■ **GIVEN DATA**:
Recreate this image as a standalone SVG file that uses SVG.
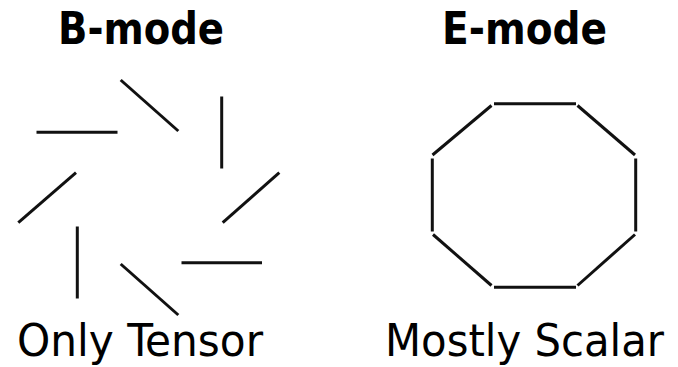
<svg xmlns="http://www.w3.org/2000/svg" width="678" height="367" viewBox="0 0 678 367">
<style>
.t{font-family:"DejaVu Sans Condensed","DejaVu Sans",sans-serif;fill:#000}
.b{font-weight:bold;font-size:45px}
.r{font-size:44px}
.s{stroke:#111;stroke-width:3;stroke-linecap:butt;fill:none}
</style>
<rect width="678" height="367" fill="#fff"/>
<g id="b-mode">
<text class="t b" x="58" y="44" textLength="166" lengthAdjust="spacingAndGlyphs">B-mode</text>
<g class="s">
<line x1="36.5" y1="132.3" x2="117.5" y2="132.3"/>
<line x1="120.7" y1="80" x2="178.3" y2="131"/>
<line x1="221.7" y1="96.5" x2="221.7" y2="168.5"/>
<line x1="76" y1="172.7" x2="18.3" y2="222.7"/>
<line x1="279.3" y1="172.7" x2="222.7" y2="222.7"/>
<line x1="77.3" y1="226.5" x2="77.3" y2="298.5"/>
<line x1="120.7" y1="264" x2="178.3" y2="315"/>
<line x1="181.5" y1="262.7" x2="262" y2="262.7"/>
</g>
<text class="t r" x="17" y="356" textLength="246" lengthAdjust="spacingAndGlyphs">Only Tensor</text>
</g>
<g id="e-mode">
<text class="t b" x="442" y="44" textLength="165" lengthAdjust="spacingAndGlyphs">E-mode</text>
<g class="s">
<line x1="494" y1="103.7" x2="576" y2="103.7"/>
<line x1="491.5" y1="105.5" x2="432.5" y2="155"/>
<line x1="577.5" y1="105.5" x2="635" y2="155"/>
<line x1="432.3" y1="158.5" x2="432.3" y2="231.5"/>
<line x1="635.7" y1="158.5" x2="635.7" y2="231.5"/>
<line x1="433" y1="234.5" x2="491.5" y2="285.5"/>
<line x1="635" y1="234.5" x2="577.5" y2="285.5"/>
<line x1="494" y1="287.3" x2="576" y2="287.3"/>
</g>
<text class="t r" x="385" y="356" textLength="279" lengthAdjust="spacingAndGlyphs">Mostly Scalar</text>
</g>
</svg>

■ **SET EXERCISE**:
Give the material again exactly as it is, but keep the pictures out.

■ **ANSWER TO THIS PROBLEM**:
Recreate this image as a standalone SVG file that uses SVG.
<svg xmlns="http://www.w3.org/2000/svg" width="678" height="367" viewBox="0 0 678 367">
<style>
.t{font-family:"DejaVu Sans Condensed","DejaVu Sans",sans-serif;fill:#000}
.b{font-weight:bold;font-size:45px}
.r{font-size:44px}
.s{stroke:#111;stroke-width:3;stroke-linecap:butt;fill:none}
</style>
<rect width="678" height="367" fill="#fff"/>
<g id="b-mode">
<text class="t b" x="58" y="44" textLength="166" lengthAdjust="spacingAndGlyphs">B-mode</text>
<g class="s">
<line x1="36.5" y1="132.3" x2="117.5" y2="132.3"/>
<line x1="120.7" y1="80" x2="178.3" y2="131"/>
<line x1="221.7" y1="96.5" x2="221.7" y2="168.5"/>
<line x1="76" y1="172.7" x2="18.3" y2="222.7"/>
<line x1="279.3" y1="172.7" x2="222.7" y2="222.7"/>
<line x1="77.3" y1="226.5" x2="77.3" y2="298.5"/>
<line x1="120.7" y1="264" x2="178.3" y2="315"/>
<line x1="181.5" y1="262.7" x2="262" y2="262.7"/>
</g>
<text class="t r" x="17" y="356" textLength="246" lengthAdjust="spacingAndGlyphs">Only Tensor</text>
</g>
<g id="e-mode">
<text class="t b" x="442" y="44" textLength="165" lengthAdjust="spacingAndGlyphs">E-mode</text>
<g class="s">
<line x1="494" y1="103.7" x2="576" y2="103.7"/>
<line x1="491.5" y1="105.5" x2="432.5" y2="155"/>
<line x1="577.5" y1="105.5" x2="635" y2="155"/>
<line x1="432.3" y1="158.5" x2="432.3" y2="231.5"/>
<line x1="635.7" y1="158.5" x2="635.7" y2="231.5"/>
<line x1="433" y1="234.5" x2="491.5" y2="285.5"/>
<line x1="635" y1="234.5" x2="577.5" y2="285.5"/>
<line x1="494" y1="287.3" x2="576" y2="287.3"/>
</g>
<text class="t r" x="385" y="356" textLength="279" lengthAdjust="spacingAndGlyphs">Mostly Scalar</text>
</g>
</svg>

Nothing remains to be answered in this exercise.